____ Given information

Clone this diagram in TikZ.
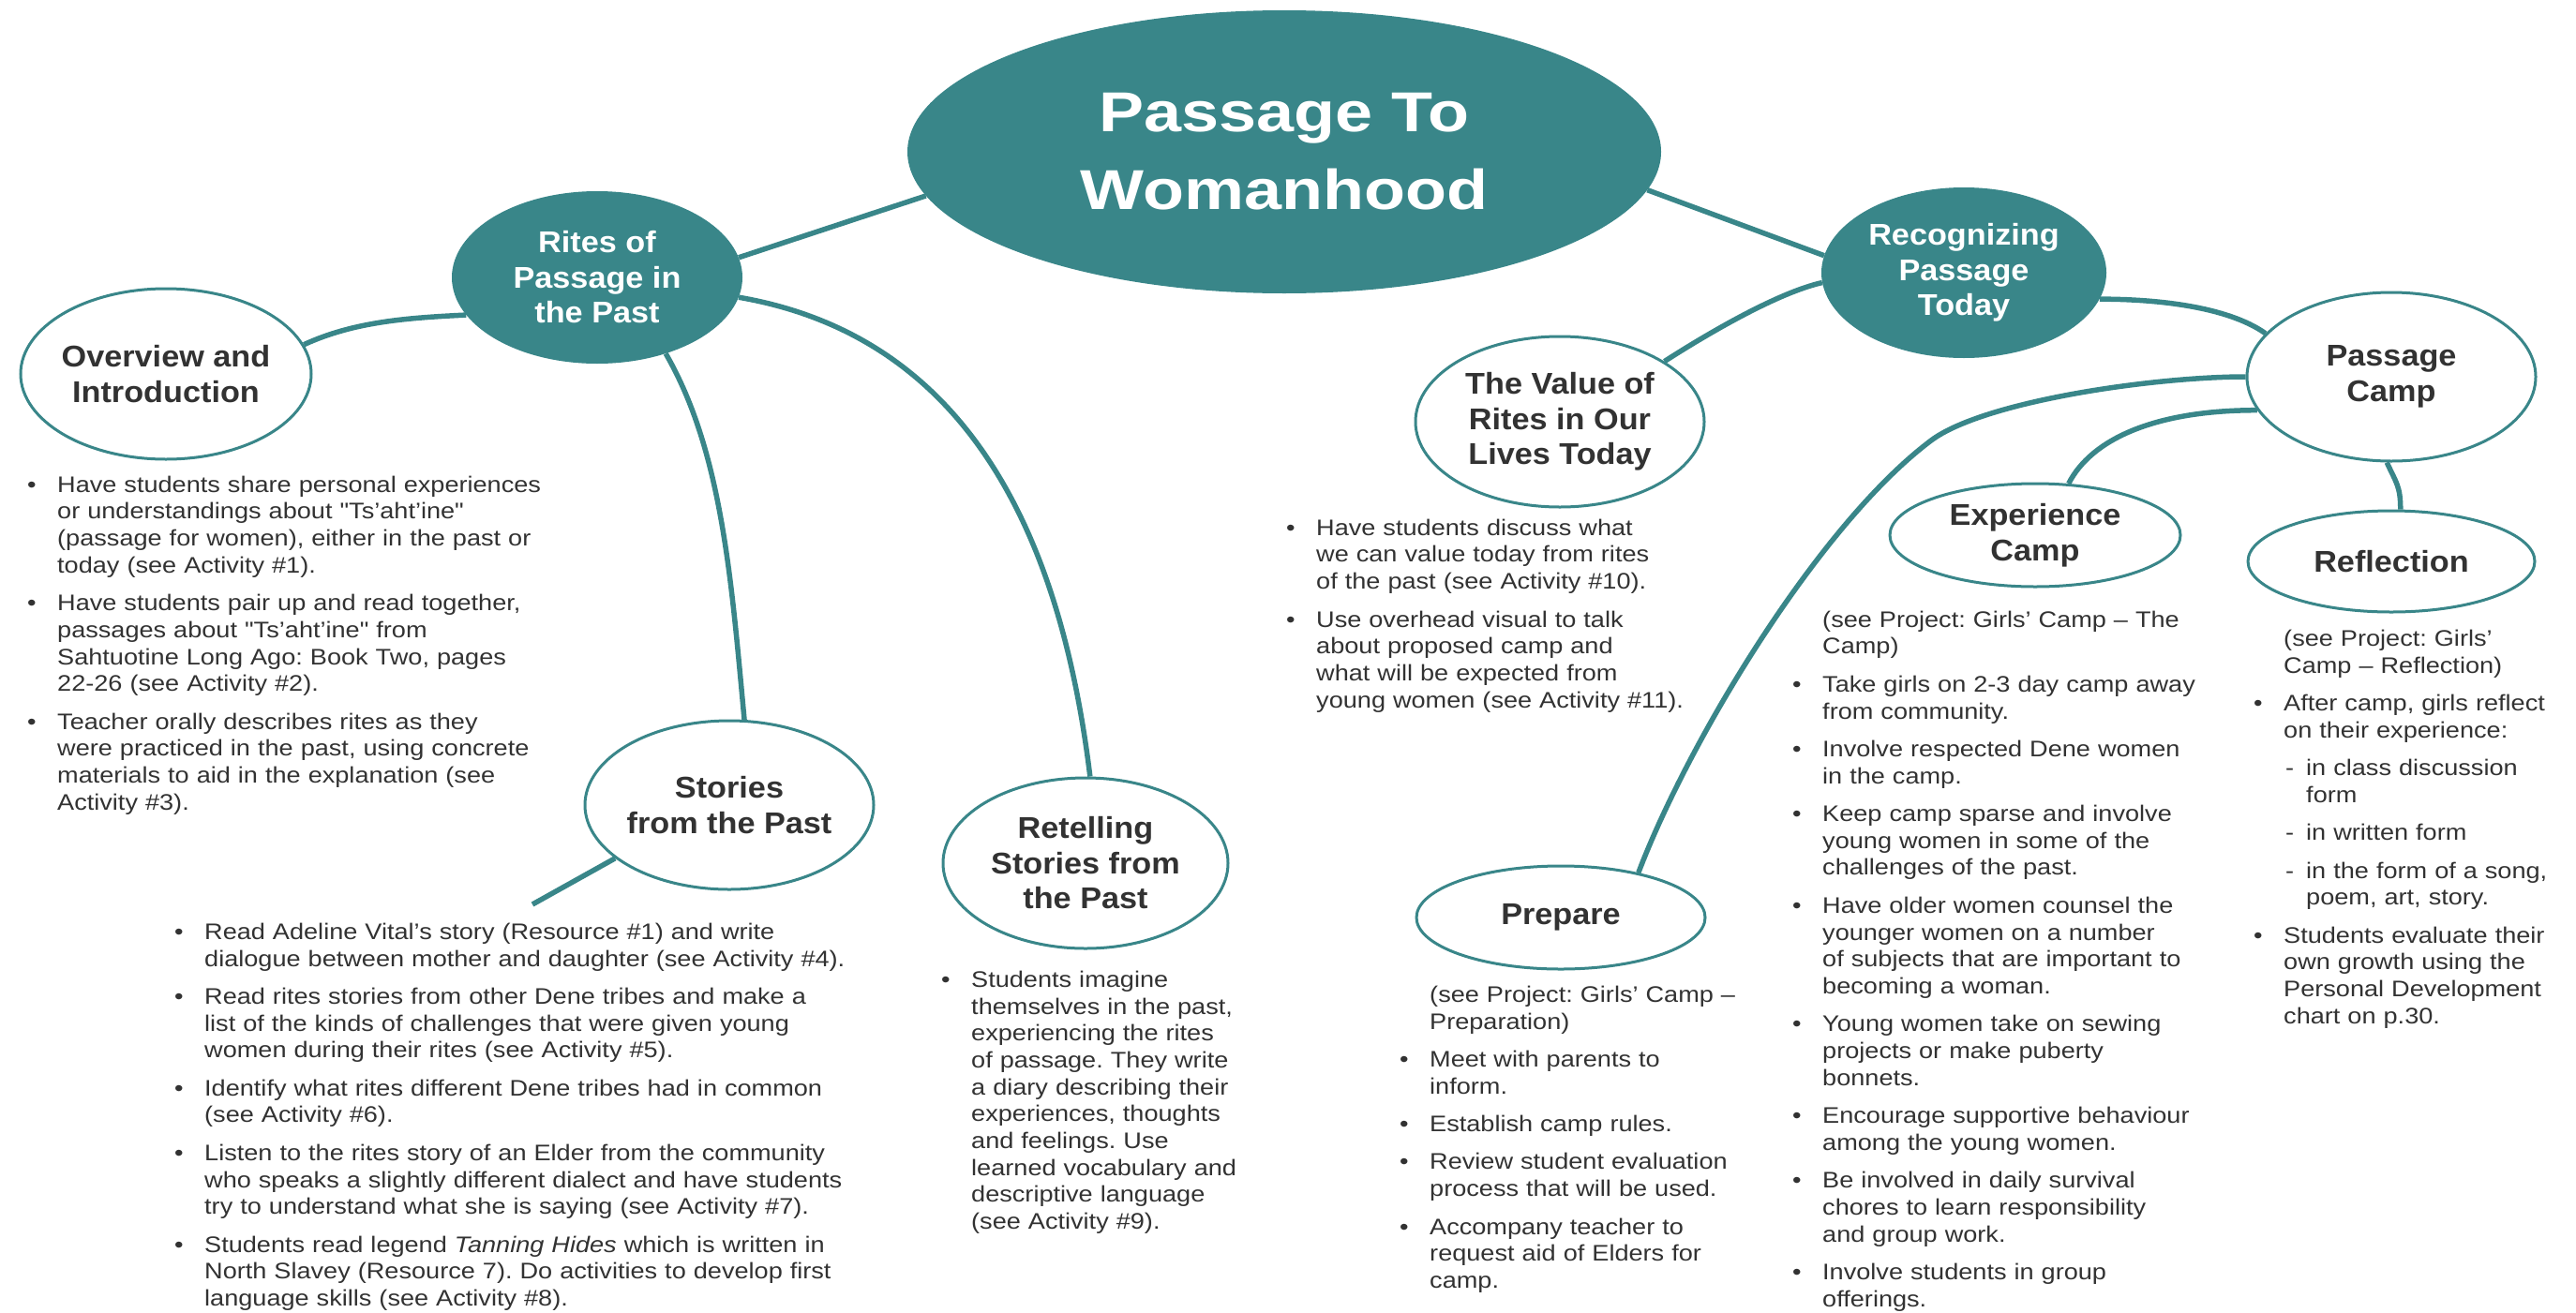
\documentclass[tikz,border=0pt]{standalone}
\usepackage{fontspec}
\usetikzlibrary{shapes.geometric}
\setmainfont{Liberation Sans}
\newfontfamily\bodyfam[FakeStretch=1.13]{Liberation Sans}
\newfontfamily\headfam[FakeStretch=1.07]{Liberation Sans}
\newfontfamily\titlefam[FakeStretch=1.2]{Liberation Sans}
\definecolor{tealc}{RGB}{57,134,137}
\definecolor{ink}{RGB}{50,50,50}
\newcommand\bodyf{\bodyfam\fontsize{24}{28.7}\selectfont\frenchspacing}
\newcommand\headf{\headfam\bfseries\fontsize{32}{37.5}\selectfont}
\newcommand\titlef{\titlefam\bfseries\fontsize{60}{83}\selectfont}
\newcommand\bu{\leavevmode\llap{\makebox[32pt][l]{\textbullet}}}
\newcommand\dsh{\leavevmode\makebox[24pt][l]{\hspace{2pt}-}}
\newcommand\gap{\\[11.7pt]}
\tikzset{
  ell/.style={ellipse, draw=tealc, line width=3pt, fill=white, inner xsep=-60pt,
    inner ysep=-8pt, align=center, font=\headf, text=ink},
  fell/.style={ellipse, fill=tealc, inner xsep=-60pt, inner ysep=-8pt,
    align=center, font=\headf, text=white},
  conn/.style={draw=tealc, line width=5.5pt},
  txt/.style={anchor=north west, inner sep=0pt, align=left, text width=900pt,
    font=\bodyf, text=ink}
}
\begin{document}
\begin{tikzpicture}[x=1pt,y=-1pt]
\useasboundingbox (0,0) rectangle (2748,1400);

% ---------- nodes ----------
\node[ellipse, fill=tealc, inner sep=0pt, minimum width=804pt, minimum height=302pt,
  align=center, font=\titlef, text=white] (title) at (1370,162) {Passage To\\Womanhood};

\node[fell, minimum width=310pt, minimum height=184pt] (rites) at (637,296)
  {Rites of\\Passage in\\the Past};
\node[fell, minimum width=304pt, minimum height=182pt] (recog) at (2095,291)
  {Recognizing\\Passage\\Today};

\node[ell, minimum width=310pt, minimum height=182pt] (overview) at (177,399)
  {Overview and\\Introduction};
\node[ell, minimum width=308pt, minimum height=180pt] (stories) at (778,859)
  {Stories\\from the Past};
\node[ell, minimum width=304pt, minimum height=182pt] (retell) at (1158,921)
  {Retelling\\Stories from\\the Past};
\node[ell, minimum width=308pt, minimum height=182pt] (value) at (1664,450)
  {The Value of\\Rites in Our\\Lives Today};
\node[ell, minimum width=308pt, minimum height=180pt] (pcamp) at (2551,402)
  {Passage\\Camp};
\node[ell, minimum width=310pt, minimum height=110pt] (expcamp) at (2171,571)
  {Experience\\Camp};
\node[ell, minimum width=306pt, minimum height=108pt] (reflect) at (2551,599)
  {Reflection};
\node[ell, minimum width=308pt, minimum height=110pt] (prepare) at (1665,979)
  {Prepare};

\coordinate (tailend) at (568,965);

% ---------- connectors ----------
\draw[conn] (title.187) -- (rites.8);
\draw[conn] (title.-6) -- (recog.173);
\draw[conn] (rites.196) .. controls +(-60,3) and +(54,-25) .. (overview.12);
\draw[conn] (rites.-48) .. controls +(60,104) and +(-14,-150) .. (stories.80);
\draw[conn] (rites.-8) .. controls +(256,44) and +(-29,-238) .. (retell.87);
\draw[conn] (stories.205) -- (tailend);
\draw[conn] (recog.184) .. controls +(-49,11) and +(42,-27) .. (value.30);
\draw[conn] (recog.-11) .. controls +(60,0) and +(-41,-29) .. (pcamp.161);
\draw[conn] (pcamp.180) .. controls +(-98,0) and (2116,428) .. (2060,470)
  .. controls (1940,560) and +(53,-140) .. (prepare.30);
\draw[conn] (pcamp.194) .. controls +(-110,0) and +(24,-47) .. (expcamp.57);
\draw[conn] (pcamp.-93) .. controls +(10,22) and +(0,-25) .. (reflect.80);

% ---------- text blocks ----------
\node[txt] (tOverview) at (61,505) {\strut\bu Have students share personal experiences\\
or understandings about "Ts’aht’ine"\\
(passage for women), either in the past or\\
today (see Activity \#1).\gap
\bu Have students pair up and read together,\\
passages about "Ts’aht’ine" from\\
Sahtuotine Long Ago: Book Two, pages\\
22-26 (see Activity \#2).\gap
\bu Teacher orally describes rites as they\\
were practiced in the past, using concrete\\
materials to aid in the explanation (see\\
Activity \#3).};

\node[txt] (tStories) at (218,982) {\strut\bu Read Adeline Vital’s story (Resource \#1) and write\\
dialogue between mother and daughter (see Activity \#4).\gap
\bu Read rites stories from other Dene tribes and make a\\
list of the kinds of challenges that were given young\\
women during their rites (see Activity \#5).\gap
\bu Identify what rites different Dene tribes had in common\\
(see Activity \#6).\gap
\bu Listen to the rites story of an Elder from the community\\
who speaks a slightly different dialect and have students\\
try to understand what she is saying (see Activity \#7).\gap
\bu Students read legend \textit{Tanning Hides} which is written in\\
North Slavey (Resource 7). Do activities to develop first\\
language skills (see Activity \#8).};

\node[txt] (tRetell) at (1036,1033) {\strut\bu Students imagine\\
themselves in the past,\\
experiencing the rites\\
of passage. They write\\
a diary describing their\\
experiences, thoughts\\
and feelings. Use\\
learned vocabulary and\\
descriptive language\\
(see Activity \#9).};

\node[txt] (tValue) at (1404,551) {\strut\bu Have students discuss what\\
we can value today from rites\\
of the past (see Activity \#10).\gap
\bu Use overhead visual to talk\\
about proposed camp and\\
what will be expected from\\
young women (see Activity \#11).};

\node[txt] (tPrepare) at (1525,1049) {\strut(see Project: Girls’ Camp –\\
Preparation)\gap
\bu Meet with parents to\\
inform.\gap
\bu Establish camp rules.\gap
\bu Review student evaluation\\
process that will be used.\gap
\bu Accompany teacher to\\
request aid of Elders for\\
camp.};

\node[txt] (tExp) at (1944,649) {\strut(see Project: Girls’ Camp – The\\
Camp)\gap
\bu Take girls on 2-3 day camp away\\
from community.\gap
\bu Involve respected Dene women\\
in the camp.\gap
\bu Keep camp sparse and involve\\
young women in some of the\\
challenges of the past.\gap
\bu Have older women counsel the\\
younger women on a number\\
of subjects that are important to\\
becoming a woman.\gap
\bu Young women take on sewing\\
projects or make puberty\\
bonnets.\gap
\bu Encourage supportive behaviour\\
among the young women.\gap
\bu Be involved in daily survival\\
chores to learn responsibility\\
and group work.\gap
\bu Involve students in group\\
offerings.};

\node[txt] (tReflect) at (2436,669) {\strut(see Project: Girls’\\
Camp – Reflection)\gap
\bu After camp, girls reflect\\
on their experience:\gap
\dsh in class discussion\\
\hspace*{24pt}form\gap
\dsh in written form\gap
\dsh in the form of a song,\\
\hspace*{24pt}poem, art, story.\gap
\bu Students evaluate their\\
own growth using the\\
Personal Development\\
chart on p.30.};

\end{tikzpicture}
\end{document}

________

Required work
Give back every line exactly as it stands, pictures excluded.

Written response
Clone this diagram in TikZ.
\documentclass[tikz,border=0pt]{standalone}
\usepackage{fontspec}
\usetikzlibrary{shapes.geometric}
\setmainfont{Liberation Sans}
\newfontfamily\bodyfam[FakeStretch=1.13]{Liberation Sans}
\newfontfamily\headfam[FakeStretch=1.07]{Liberation Sans}
\newfontfamily\titlefam[FakeStretch=1.2]{Liberation Sans}
\definecolor{tealc}{RGB}{57,134,137}
\definecolor{ink}{RGB}{50,50,50}
\newcommand\bodyf{\bodyfam\fontsize{24}{28.7}\selectfont\frenchspacing}
\newcommand\headf{\headfam\bfseries\fontsize{32}{37.5}\selectfont}
\newcommand\titlef{\titlefam\bfseries\fontsize{60}{83}\selectfont}
\newcommand\bu{\leavevmode\llap{\makebox[32pt][l]{\textbullet}}}
\newcommand\dsh{\leavevmode\makebox[24pt][l]{\hspace{2pt}-}}
\newcommand\gap{\\[11.7pt]}
\tikzset{
  ell/.style={ellipse, draw=tealc, line width=3pt, fill=white, inner xsep=-60pt,
    inner ysep=-8pt, align=center, font=\headf, text=ink},
  fell/.style={ellipse, fill=tealc, inner xsep=-60pt, inner ysep=-8pt,
    align=center, font=\headf, text=white},
  conn/.style={draw=tealc, line width=5.5pt},
  txt/.style={anchor=north west, inner sep=0pt, align=left, text width=900pt,
    font=\bodyf, text=ink}
}
\begin{document}
\begin{tikzpicture}[x=1pt,y=-1pt]
\useasboundingbox (0,0) rectangle (2748,1400);

% ---------- nodes ----------
\node[ellipse, fill=tealc, inner sep=0pt, minimum width=804pt, minimum height=302pt,
  align=center, font=\titlef, text=white] (title) at (1370,162) {Passage To\\Womanhood};

\node[fell, minimum width=310pt, minimum height=184pt] (rites) at (637,296)
  {Rites of\\Passage in\\the Past};
\node[fell, minimum width=304pt, minimum height=182pt] (recog) at (2095,291)
  {Recognizing\\Passage\\Today};

\node[ell, minimum width=310pt, minimum height=182pt] (overview) at (177,399)
  {Overview and\\Introduction};
\node[ell, minimum width=308pt, minimum height=180pt] (stories) at (778,859)
  {Stories\\from the Past};
\node[ell, minimum width=304pt, minimum height=182pt] (retell) at (1158,921)
  {Retelling\\Stories from\\the Past};
\node[ell, minimum width=308pt, minimum height=182pt] (value) at (1664,450)
  {The Value of\\Rites in Our\\Lives Today};
\node[ell, minimum width=308pt, minimum height=180pt] (pcamp) at (2551,402)
  {Passage\\Camp};
\node[ell, minimum width=310pt, minimum height=110pt] (expcamp) at (2171,571)
  {Experience\\Camp};
\node[ell, minimum width=306pt, minimum height=108pt] (reflect) at (2551,599)
  {Reflection};
\node[ell, minimum width=308pt, minimum height=110pt] (prepare) at (1665,979)
  {Prepare};

\coordinate (tailend) at (568,965);

% ---------- connectors ----------
\draw[conn] (title.187) -- (rites.8);
\draw[conn] (title.-6) -- (recog.173);
\draw[conn] (rites.196) .. controls +(-60,3) and +(54,-25) .. (overview.12);
\draw[conn] (rites.-48) .. controls +(60,104) and +(-14,-150) .. (stories.80);
\draw[conn] (rites.-8) .. controls +(256,44) and +(-29,-238) .. (retell.87);
\draw[conn] (stories.205) -- (tailend);
\draw[conn] (recog.184) .. controls +(-49,11) and +(42,-27) .. (value.30);
\draw[conn] (recog.-11) .. controls +(60,0) and +(-41,-29) .. (pcamp.161);
\draw[conn] (pcamp.180) .. controls +(-98,0) and (2116,428) .. (2060,470)
  .. controls (1940,560) and +(53,-140) .. (prepare.30);
\draw[conn] (pcamp.194) .. controls +(-110,0) and +(24,-47) .. (expcamp.57);
\draw[conn] (pcamp.-93) .. controls +(10,22) and +(0,-25) .. (reflect.80);

% ---------- text blocks ----------
\node[txt] (tOverview) at (61,505) {\strut\bu Have students share personal experiences\\
or understandings about "Ts’aht’ine"\\
(passage for women), either in the past or\\
today (see Activity \#1).\gap
\bu Have students pair up and read together,\\
passages about "Ts’aht’ine" from\\
Sahtuotine Long Ago: Book Two, pages\\
22-26 (see Activity \#2).\gap
\bu Teacher orally describes rites as they\\
were practiced in the past, using concrete\\
materials to aid in the explanation (see\\
Activity \#3).};

\node[txt] (tStories) at (218,982) {\strut\bu Read Adeline Vital’s story (Resource \#1) and write\\
dialogue between mother and daughter (see Activity \#4).\gap
\bu Read rites stories from other Dene tribes and make a\\
list of the kinds of challenges that were given young\\
women during their rites (see Activity \#5).\gap
\bu Identify what rites different Dene tribes had in common\\
(see Activity \#6).\gap
\bu Listen to the rites story of an Elder from the community\\
who speaks a slightly different dialect and have students\\
try to understand what she is saying (see Activity \#7).\gap
\bu Students read legend \textit{Tanning Hides} which is written in\\
North Slavey (Resource 7). Do activities to develop first\\
language skills (see Activity \#8).};

\node[txt] (tRetell) at (1036,1033) {\strut\bu Students imagine\\
themselves in the past,\\
experiencing the rites\\
of passage. They write\\
a diary describing their\\
experiences, thoughts\\
and feelings. Use\\
learned vocabulary and\\
descriptive language\\
(see Activity \#9).};

\node[txt] (tValue) at (1404,551) {\strut\bu Have students discuss what\\
we can value today from rites\\
of the past (see Activity \#10).\gap
\bu Use overhead visual to talk\\
about proposed camp and\\
what will be expected from\\
young women (see Activity \#11).};

\node[txt] (tPrepare) at (1525,1049) {\strut(see Project: Girls’ Camp –\\
Preparation)\gap
\bu Meet with parents to\\
inform.\gap
\bu Establish camp rules.\gap
\bu Review student evaluation\\
process that will be used.\gap
\bu Accompany teacher to\\
request aid of Elders for\\
camp.};

\node[txt] (tExp) at (1944,649) {\strut(see Project: Girls’ Camp – The\\
Camp)\gap
\bu Take girls on 2-3 day camp away\\
from community.\gap
\bu Involve respected Dene women\\
in the camp.\gap
\bu Keep camp sparse and involve\\
young women in some of the\\
challenges of the past.\gap
\bu Have older women counsel the\\
younger women on a number\\
of subjects that are important to\\
becoming a woman.\gap
\bu Young women take on sewing\\
projects or make puberty\\
bonnets.\gap
\bu Encourage supportive behaviour\\
among the young women.\gap
\bu Be involved in daily survival\\
chores to learn responsibility\\
and group work.\gap
\bu Involve students in group\\
offerings.};

\node[txt] (tReflect) at (2436,669) {\strut(see Project: Girls’\\
Camp – Reflection)\gap
\bu After camp, girls reflect\\
on their experience:\gap
\dsh in class discussion\\
\hspace*{24pt}form\gap
\dsh in written form\gap
\dsh in the form of a song,\\
\hspace*{24pt}poem, art, story.\gap
\bu Students evaluate their\\
own growth using the\\
Personal Development\\
chart on p.30.};

\end{tikzpicture}
\end{document}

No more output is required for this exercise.